Energy services giant Wood saw more than £330 million wiped off its market value yesterday, despite results showing a strong financial performance in 2018.
It also emerged that Aberdeen-based Wood could face criminal charges in the Scottish courts because of “legacy” joint-venture payments – via a third-party – to Monaco-based Unaoil, which is at the centre of ongoing investigations into suspected bribery, corruption and money laundering on both sides of the Atlantic.
Wood chief executive Robin Watson said the FTSE 250-listed firm was unfazed by an 8.1% plunge in its share price, which traders said was due to debt levels not falling fast enough.
Mr Watson added: “We don’t get too preoccupied by a daily share price commentary to be honest.
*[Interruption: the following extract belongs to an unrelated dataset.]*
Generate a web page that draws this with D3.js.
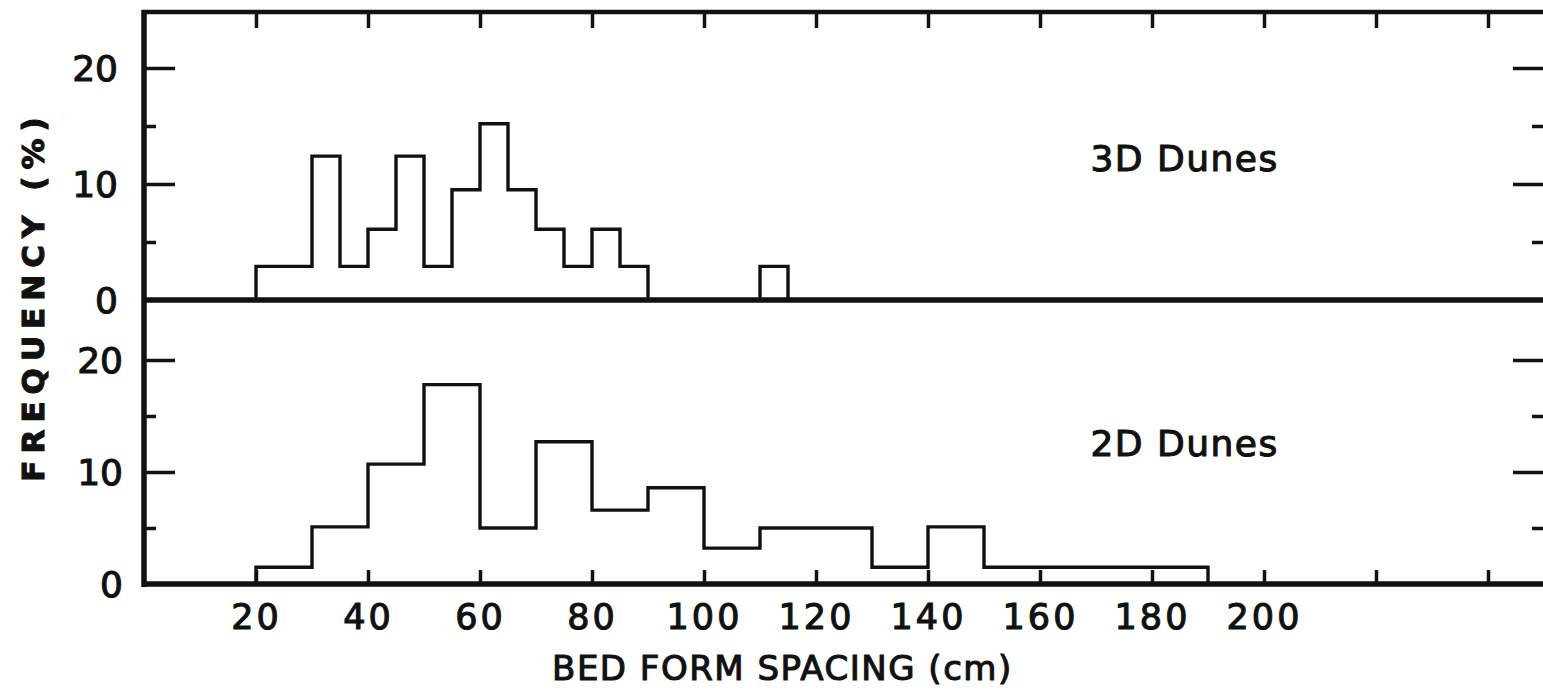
<!DOCTYPE html>
<html>
<head>
<meta charset="utf-8">
<script src="https://cdn.jsdelivr.net/npm/d3@7"></script>
<style>
  html, body { margin: 0; padding: 0; background: #fff; }
  svg { display: block; }
  text { font-family: "DejaVu Sans", sans-serif; fill: #111; stroke: #111; stroke-width: 1.1px; }
</style>
</head>
<body>
<svg id="chart" width="1543" height="700"></svg>
<script>
// ---- data ----
const xTickValues = [20, 40, 60, 80, 100, 120, 140, 160, 180, 200, 220, 240];
const xTickLabels = ["20", "40", "60", "80", "100", "120", "140", "160", "180", "200", "", ""];
const yMajorTicks = [0, 10, 20];
const yMinorTicks = [5, 15];

// 3D dunes: bin edges (cm) and frequency (%) per bin
const dunes3DEdges = [20, 30, 35, 40, 45, 50, 55, 60, 65, 70, 75, 80, 85, 90, 110, 115];
const dunes3DFreq  = [2.9, 12.4, 2.9, 6.1, 12.4, 2.9, 9.5, 15.2, 9.5, 6.1, 2.9, 6.1, 2.9, 0, 2.9];

// 2D dunes: bin edges (cm) and frequency (%) per bin
const dunes2DEdges = [20, 30, 40, 50, 60, 70, 80, 90, 100, 110, 130, 140, 150, 190];
const dunes2DFreq  = [1.5, 5.1, 10.7, 17.8, 5.0, 12.7, 6.6, 8.6, 3.2, 5.0, 1.5, 5.1, 1.5];

const panelLabels = ["3D Dunes", "2D Dunes"];
const xTitle = "BED FORM SPACING (cm)";
const yTitle = "FREQUENCY (%)";

// ---- layout ----
const svg = d3.select("#chart");
const ink = "#111";
const x = d3.scaleLinear().domain([0, 250]).range([144, 1544]);
const yTop = d3.scaleLinear().domain([0, 20]).range([300, 68]);
const yBot = d3.scaleLinear().domain([0, 20]).range([584, 360]);
const frameTop = 12, rightX = 1543;

// histogram outlines
function stepPoints(edges, vals) {
  const pts = [[edges[0], 0]];
  vals.forEach((v, i) => { pts.push([edges[i], v]); pts.push([edges[i + 1], v]); });
  pts.push([edges[edges.length - 1], 0]);
  return pts;
}
function drawHist(edges, vals, y) {
  const line = d3.line().x(d => x(d[0])).y(d => y(d[1]));
  svg.append("path").attr("d", line(stepPoints(edges, vals)))
    .attr("fill", "none").attr("stroke", ink).attr("stroke-width", 3.4)
    .attr("stroke-linejoin", "miter");
}
drawHist(dunes3DEdges, dunes3DFreq, yTop);
drawHist(dunes2DEdges, dunes2DFreq, yBot);

// frame lines
const frame = svg.append("g").attr("stroke", ink).attr("stroke-linecap", "butt");
frame.append("line").attr("x1", x(0) - 2).attr("x2", rightX).attr("y1", frameTop).attr("y2", frameTop).attr("stroke-width", 4.5);
frame.append("line").attr("x1", x(0)).attr("x2", x(0)).attr("y1", frameTop - 2).attr("y2", yBot(0) + 3).attr("stroke-width", 5.5);
frame.append("line").attr("x1", x(0) - 2).attr("x2", rightX).attr("y1", yTop(0)).attr("y2", yTop(0)).attr("stroke-width", 5.5);
frame.append("line").attr("x1", x(0) - 2).attr("x2", rightX).attr("y1", yBot(0)).attr("y2", yBot(0)).attr("stroke-width", 5.5);

function styleAxis(g, w) {
  g.select(".domain").remove();
  g.selectAll(".tick line").attr("stroke", ink).attr("stroke-width", w);
}

// left y axes
[yTop, yBot].forEach((y, i) => {
  const gMaj = svg.append("g").attr("transform", `translate(${x(0)},0)`)
    .call(d3.axisLeft(y).tickValues(yMajorTicks).tickSizeInner(-31).tickSizeOuter(0).tickPadding(i === 0 ? 26 : 21).tickFormat(d3.format("d")));
  styleAxis(gMaj, 3.5);
  gMaj.selectAll(".tick text").attr("font-size", 36).attr("fill", ink).attr("dy", "0.36em");
  gMaj.selectAll(".tick").filter(d => d === 0).select("line").remove();
  const gMin = svg.append("g").attr("transform", `translate(${x(0)},0)`)
    .call(d3.axisLeft(y).tickValues(yMinorTicks).tickSizeInner(-12).tickSizeOuter(0).tickFormat(""));
  styleAxis(gMin, 3.5);
  // right side ticks
  const rMaj = svg.append("g").attr("transform", `translate(${rightX},0)`)
    .call(d3.axisRight(y).tickValues([10, 20]).tickSizeInner(-30).tickSizeOuter(0).tickFormat(""));
  styleAxis(rMaj, 3.5);
  const rMin = svg.append("g").attr("transform", `translate(${rightX},0)`)
    .call(d3.axisRight(y).tickValues(yMinorTicks).tickSizeInner(-11).tickSizeOuter(0).tickFormat(""));
  styleAxis(rMin, 3.5);
});

// top x ticks (hanging from top frame)
const gTop = svg.append("g").attr("transform", `translate(0,${frameTop})`)
  .call(d3.axisTop(x).tickValues(xTickValues).tickSizeInner(-16).tickSizeOuter(0).tickFormat(""));
styleAxis(gTop, 3.5);

// bottom x axis
const gBot = svg.append("g").attr("transform", `translate(0,${yBot(0)})`)
  .call(d3.axisBottom(x).tickValues(xTickValues).tickSizeInner(-14).tickSizeOuter(0).tickPadding(20)
    .tickFormat((d, i) => xTickLabels[i]));
styleAxis(gBot, 3.5);
gBot.selectAll(".tick text").attr("font-size", 35).attr("fill", ink).attr("letter-spacing", 3);

// panel labels
svg.append("text").attr("x", x(169)).attr("y", yTop(11.1)).attr("font-size", 36)
  .attr("letter-spacing", 1.5).text(panelLabels[0]);
svg.append("text").attr("x", x(169)).attr("y", yBot(11.4)).attr("font-size", 36)
  .attr("letter-spacing", 1.5).text(panelLabels[1]);

// axis titles
svg.append("text").attr("x", x(114)).attr("y", 680).attr("text-anchor", "middle")
  .attr("font-size", 34).attr("letter-spacing", 1.5).text(xTitle);
svg.append("text").attr("transform", `translate(44,${yTop(0) - 4}) rotate(-90)`)
  .attr("text-anchor", "middle").attr("font-size", 31).attr("font-weight", "bold")
  .attr("stroke-width", 0.6).attr("letter-spacing", 7).text(yTitle);
</script>
</body>
</html>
But equally we’ve got to make sure we focus on making sure we unlock value in our asset disposals.
“It’s difficult to know if there is any one thing that drives share price in any one day.”
David Barclay, head of office at wealth manager Brewin Dolphin in Aberdeen, said: “Today’s share price reaction is overdone in our view, and likely stems from a slower than expected deleveraging process following the Amec Foster Wheeler (AFW) acquisition.
“We continue to believe the deal was a good move, providing valuable long-term diversification benefits.”
AFW’s past trading with industrial solutions firm Unaoil could put Wood, which took over the business in 2017, in hot water.
Wood carried out an internal probe, which confirmed the payments to Unaoil, and notified the Crown Office and Procurator Fiscal Service of its findings.
In yesterday’s results statement from Wood, which returned to profitability in 2018, the firm said it “could face potential civil and criminal consequences, as well as other adverse consequences for its operations and business.”
Mr Watson said Wood was “cooperating fully” with authorities and had a “robust” ethics and compliance process in place”.